Give back, exactly as written, the lines from the beginning of the listing through the one that contains "const sigMarks = ['','*','#','','*','#'];".

▶ **Dataset extract**:
--- start ---

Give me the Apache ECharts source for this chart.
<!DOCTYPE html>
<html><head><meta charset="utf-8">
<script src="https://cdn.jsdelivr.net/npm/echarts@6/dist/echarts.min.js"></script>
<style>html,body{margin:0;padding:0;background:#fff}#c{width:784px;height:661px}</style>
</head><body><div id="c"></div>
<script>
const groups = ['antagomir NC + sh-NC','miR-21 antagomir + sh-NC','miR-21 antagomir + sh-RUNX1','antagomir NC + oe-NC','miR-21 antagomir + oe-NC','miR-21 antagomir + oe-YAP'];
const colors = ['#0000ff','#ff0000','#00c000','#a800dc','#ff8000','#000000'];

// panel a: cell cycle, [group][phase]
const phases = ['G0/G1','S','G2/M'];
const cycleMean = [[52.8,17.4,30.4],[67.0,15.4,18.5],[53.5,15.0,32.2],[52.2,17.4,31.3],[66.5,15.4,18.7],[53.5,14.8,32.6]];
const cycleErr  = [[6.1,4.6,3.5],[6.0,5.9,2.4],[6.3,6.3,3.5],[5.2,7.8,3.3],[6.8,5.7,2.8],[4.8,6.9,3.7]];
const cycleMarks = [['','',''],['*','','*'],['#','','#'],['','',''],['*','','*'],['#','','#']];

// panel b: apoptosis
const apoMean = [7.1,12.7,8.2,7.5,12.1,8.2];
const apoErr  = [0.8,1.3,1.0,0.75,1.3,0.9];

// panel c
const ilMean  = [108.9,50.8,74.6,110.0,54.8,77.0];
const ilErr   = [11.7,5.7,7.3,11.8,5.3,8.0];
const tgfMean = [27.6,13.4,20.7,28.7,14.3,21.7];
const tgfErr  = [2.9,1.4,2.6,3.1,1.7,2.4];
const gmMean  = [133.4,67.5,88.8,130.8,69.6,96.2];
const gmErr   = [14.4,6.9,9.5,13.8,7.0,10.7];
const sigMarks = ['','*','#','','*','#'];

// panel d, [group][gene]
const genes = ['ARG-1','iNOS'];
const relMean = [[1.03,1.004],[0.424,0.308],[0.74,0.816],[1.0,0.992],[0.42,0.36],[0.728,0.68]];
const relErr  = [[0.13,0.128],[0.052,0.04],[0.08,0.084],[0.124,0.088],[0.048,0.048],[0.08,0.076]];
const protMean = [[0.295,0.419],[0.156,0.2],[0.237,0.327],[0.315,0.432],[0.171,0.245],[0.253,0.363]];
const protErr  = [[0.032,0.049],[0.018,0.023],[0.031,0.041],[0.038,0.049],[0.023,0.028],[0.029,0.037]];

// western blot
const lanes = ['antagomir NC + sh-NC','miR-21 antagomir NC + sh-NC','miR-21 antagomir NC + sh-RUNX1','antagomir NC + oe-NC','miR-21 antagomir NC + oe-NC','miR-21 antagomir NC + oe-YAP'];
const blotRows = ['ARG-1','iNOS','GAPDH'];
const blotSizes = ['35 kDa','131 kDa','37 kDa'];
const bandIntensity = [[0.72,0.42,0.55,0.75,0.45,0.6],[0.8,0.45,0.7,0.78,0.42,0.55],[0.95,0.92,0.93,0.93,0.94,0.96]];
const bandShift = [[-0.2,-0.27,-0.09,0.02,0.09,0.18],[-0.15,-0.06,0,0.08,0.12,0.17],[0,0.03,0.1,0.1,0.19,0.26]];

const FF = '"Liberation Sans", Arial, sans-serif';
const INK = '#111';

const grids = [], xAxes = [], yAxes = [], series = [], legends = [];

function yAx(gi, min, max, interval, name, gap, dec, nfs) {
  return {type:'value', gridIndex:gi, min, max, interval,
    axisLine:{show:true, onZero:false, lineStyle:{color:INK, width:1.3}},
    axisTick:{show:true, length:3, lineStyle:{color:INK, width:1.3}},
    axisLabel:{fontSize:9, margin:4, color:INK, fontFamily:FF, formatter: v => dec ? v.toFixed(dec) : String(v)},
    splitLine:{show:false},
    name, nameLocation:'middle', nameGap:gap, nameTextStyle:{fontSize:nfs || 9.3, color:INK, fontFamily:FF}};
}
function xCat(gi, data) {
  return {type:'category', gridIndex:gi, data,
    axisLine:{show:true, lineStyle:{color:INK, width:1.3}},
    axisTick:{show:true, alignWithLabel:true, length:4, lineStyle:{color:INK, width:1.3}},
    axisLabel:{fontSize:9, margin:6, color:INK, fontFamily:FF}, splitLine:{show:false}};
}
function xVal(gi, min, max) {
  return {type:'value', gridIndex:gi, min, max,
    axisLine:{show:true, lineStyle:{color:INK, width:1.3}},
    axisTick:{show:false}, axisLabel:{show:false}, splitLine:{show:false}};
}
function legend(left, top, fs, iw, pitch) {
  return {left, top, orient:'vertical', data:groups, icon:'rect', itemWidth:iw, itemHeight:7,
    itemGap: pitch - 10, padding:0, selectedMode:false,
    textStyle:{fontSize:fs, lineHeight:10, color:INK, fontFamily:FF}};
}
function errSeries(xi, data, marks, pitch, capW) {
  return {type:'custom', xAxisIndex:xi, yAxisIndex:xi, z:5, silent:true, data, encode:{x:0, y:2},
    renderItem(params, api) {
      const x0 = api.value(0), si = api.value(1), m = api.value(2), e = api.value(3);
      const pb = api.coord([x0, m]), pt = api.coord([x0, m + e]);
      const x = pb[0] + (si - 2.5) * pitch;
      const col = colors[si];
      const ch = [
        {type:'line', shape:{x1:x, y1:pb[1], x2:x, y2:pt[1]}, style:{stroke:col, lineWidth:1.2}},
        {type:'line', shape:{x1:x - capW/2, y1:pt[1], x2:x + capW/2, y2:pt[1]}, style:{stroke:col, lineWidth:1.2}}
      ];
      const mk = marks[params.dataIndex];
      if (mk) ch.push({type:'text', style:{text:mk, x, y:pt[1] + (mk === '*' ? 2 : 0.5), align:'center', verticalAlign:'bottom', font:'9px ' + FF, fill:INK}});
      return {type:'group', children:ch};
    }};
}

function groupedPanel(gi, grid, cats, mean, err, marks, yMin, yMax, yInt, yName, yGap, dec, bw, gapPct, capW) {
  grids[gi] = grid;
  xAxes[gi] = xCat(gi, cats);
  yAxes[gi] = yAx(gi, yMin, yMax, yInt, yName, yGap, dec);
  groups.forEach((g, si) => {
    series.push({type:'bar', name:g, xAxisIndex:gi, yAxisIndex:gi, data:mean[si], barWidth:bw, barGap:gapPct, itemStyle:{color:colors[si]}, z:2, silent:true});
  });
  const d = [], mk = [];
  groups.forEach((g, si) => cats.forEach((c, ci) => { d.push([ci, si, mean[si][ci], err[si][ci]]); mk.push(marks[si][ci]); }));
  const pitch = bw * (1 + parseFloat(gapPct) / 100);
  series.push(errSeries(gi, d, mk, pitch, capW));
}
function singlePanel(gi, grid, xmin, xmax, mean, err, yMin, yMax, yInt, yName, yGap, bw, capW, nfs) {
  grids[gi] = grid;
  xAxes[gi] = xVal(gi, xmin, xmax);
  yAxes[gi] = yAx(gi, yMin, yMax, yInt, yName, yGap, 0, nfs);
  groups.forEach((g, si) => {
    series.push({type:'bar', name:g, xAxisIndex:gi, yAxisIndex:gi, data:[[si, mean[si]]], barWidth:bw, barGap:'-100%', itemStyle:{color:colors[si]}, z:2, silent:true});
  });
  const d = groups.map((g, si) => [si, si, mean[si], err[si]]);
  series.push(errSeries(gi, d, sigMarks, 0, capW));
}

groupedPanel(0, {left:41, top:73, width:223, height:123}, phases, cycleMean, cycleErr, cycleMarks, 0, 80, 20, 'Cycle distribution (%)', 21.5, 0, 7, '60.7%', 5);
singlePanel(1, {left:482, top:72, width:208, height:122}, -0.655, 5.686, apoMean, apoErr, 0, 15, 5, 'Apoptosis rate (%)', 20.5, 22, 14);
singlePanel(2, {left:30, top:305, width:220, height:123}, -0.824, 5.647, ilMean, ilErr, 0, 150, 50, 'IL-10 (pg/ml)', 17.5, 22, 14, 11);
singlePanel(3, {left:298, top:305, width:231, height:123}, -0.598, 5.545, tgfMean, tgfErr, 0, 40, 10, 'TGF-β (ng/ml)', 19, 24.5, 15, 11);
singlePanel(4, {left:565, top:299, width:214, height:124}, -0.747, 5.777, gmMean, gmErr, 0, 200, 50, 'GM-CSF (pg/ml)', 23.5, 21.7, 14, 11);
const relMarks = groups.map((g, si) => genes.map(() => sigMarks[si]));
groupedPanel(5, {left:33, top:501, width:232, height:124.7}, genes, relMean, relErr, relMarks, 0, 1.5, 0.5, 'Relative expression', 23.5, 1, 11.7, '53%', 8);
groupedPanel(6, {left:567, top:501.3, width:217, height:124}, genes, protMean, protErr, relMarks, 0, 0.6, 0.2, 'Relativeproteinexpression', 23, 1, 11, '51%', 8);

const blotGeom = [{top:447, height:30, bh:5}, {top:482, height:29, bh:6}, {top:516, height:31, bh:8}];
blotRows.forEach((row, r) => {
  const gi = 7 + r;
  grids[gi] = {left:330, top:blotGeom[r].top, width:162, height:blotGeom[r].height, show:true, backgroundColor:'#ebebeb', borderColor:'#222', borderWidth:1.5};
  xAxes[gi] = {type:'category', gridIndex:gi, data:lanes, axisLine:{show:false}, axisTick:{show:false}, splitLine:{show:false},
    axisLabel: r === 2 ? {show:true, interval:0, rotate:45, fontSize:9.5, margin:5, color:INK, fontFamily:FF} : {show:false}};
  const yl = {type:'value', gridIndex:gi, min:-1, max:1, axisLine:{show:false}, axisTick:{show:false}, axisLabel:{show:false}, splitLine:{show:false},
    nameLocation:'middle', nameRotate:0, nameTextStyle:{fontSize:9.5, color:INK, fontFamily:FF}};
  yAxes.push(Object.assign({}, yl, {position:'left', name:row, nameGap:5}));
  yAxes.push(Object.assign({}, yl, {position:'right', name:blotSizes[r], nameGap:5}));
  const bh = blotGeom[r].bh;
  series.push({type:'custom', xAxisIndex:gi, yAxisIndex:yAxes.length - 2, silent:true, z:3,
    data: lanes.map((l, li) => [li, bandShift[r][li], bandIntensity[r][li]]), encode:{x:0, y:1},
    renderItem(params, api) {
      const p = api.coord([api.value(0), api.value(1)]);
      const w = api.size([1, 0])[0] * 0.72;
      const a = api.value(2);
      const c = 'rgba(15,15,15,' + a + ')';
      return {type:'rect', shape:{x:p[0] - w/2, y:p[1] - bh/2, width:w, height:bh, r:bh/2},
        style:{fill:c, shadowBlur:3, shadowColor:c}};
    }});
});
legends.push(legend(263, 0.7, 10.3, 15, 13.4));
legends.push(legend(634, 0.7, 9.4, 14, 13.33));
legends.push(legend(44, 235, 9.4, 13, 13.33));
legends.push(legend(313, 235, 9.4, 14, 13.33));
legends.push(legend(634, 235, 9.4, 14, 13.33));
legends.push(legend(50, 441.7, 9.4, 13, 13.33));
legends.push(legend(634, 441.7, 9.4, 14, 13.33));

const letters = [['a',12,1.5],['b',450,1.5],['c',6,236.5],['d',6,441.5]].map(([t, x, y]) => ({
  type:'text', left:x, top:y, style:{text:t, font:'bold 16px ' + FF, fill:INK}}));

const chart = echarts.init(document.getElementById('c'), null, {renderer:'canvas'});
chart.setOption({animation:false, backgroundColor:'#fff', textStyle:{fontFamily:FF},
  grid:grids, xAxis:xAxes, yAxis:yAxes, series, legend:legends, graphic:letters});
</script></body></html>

--- end ---

▶ **Answer to the exercise**:
Give me the Apache ECharts source for this chart.
<!DOCTYPE html>
<html><head><meta charset="utf-8">
<script src="https://cdn.jsdelivr.net/npm/echarts@6/dist/echarts.min.js"></script>
<style>html,body{margin:0;padding:0;background:#fff}#c{width:784px;height:661px}</style>
</head><body><div id="c"></div>
<script>
const groups = ['antagomir NC + sh-NC','miR-21 antagomir + sh-NC','miR-21 antagomir + sh-RUNX1','antagomir NC + oe-NC','miR-21 antagomir + oe-NC','miR-21 antagomir + oe-YAP'];
const colors = ['#0000ff','#ff0000','#00c000','#a800dc','#ff8000','#000000'];

// panel a: cell cycle, [group][phase]
const phases = ['G0/G1','S','G2/M'];
const cycleMean = [[52.8,17.4,30.4],[67.0,15.4,18.5],[53.5,15.0,32.2],[52.2,17.4,31.3],[66.5,15.4,18.7],[53.5,14.8,32.6]];
const cycleErr  = [[6.1,4.6,3.5],[6.0,5.9,2.4],[6.3,6.3,3.5],[5.2,7.8,3.3],[6.8,5.7,2.8],[4.8,6.9,3.7]];
const cycleMarks = [['','',''],['*','','*'],['#','','#'],['','',''],['*','','*'],['#','','#']];

// panel b: apoptosis
const apoMean = [7.1,12.7,8.2,7.5,12.1,8.2];
const apoErr  = [0.8,1.3,1.0,0.75,1.3,0.9];

// panel c
const ilMean  = [108.9,50.8,74.6,110.0,54.8,77.0];
const ilErr   = [11.7,5.7,7.3,11.8,5.3,8.0];
const tgfMean = [27.6,13.4,20.7,28.7,14.3,21.7];
const tgfErr  = [2.9,1.4,2.6,3.1,1.7,2.4];
const gmMean  = [133.4,67.5,88.8,130.8,69.6,96.2];
const gmErr   = [14.4,6.9,9.5,13.8,7.0,10.7];
const sigMarks = ['','*','#','','*','#'];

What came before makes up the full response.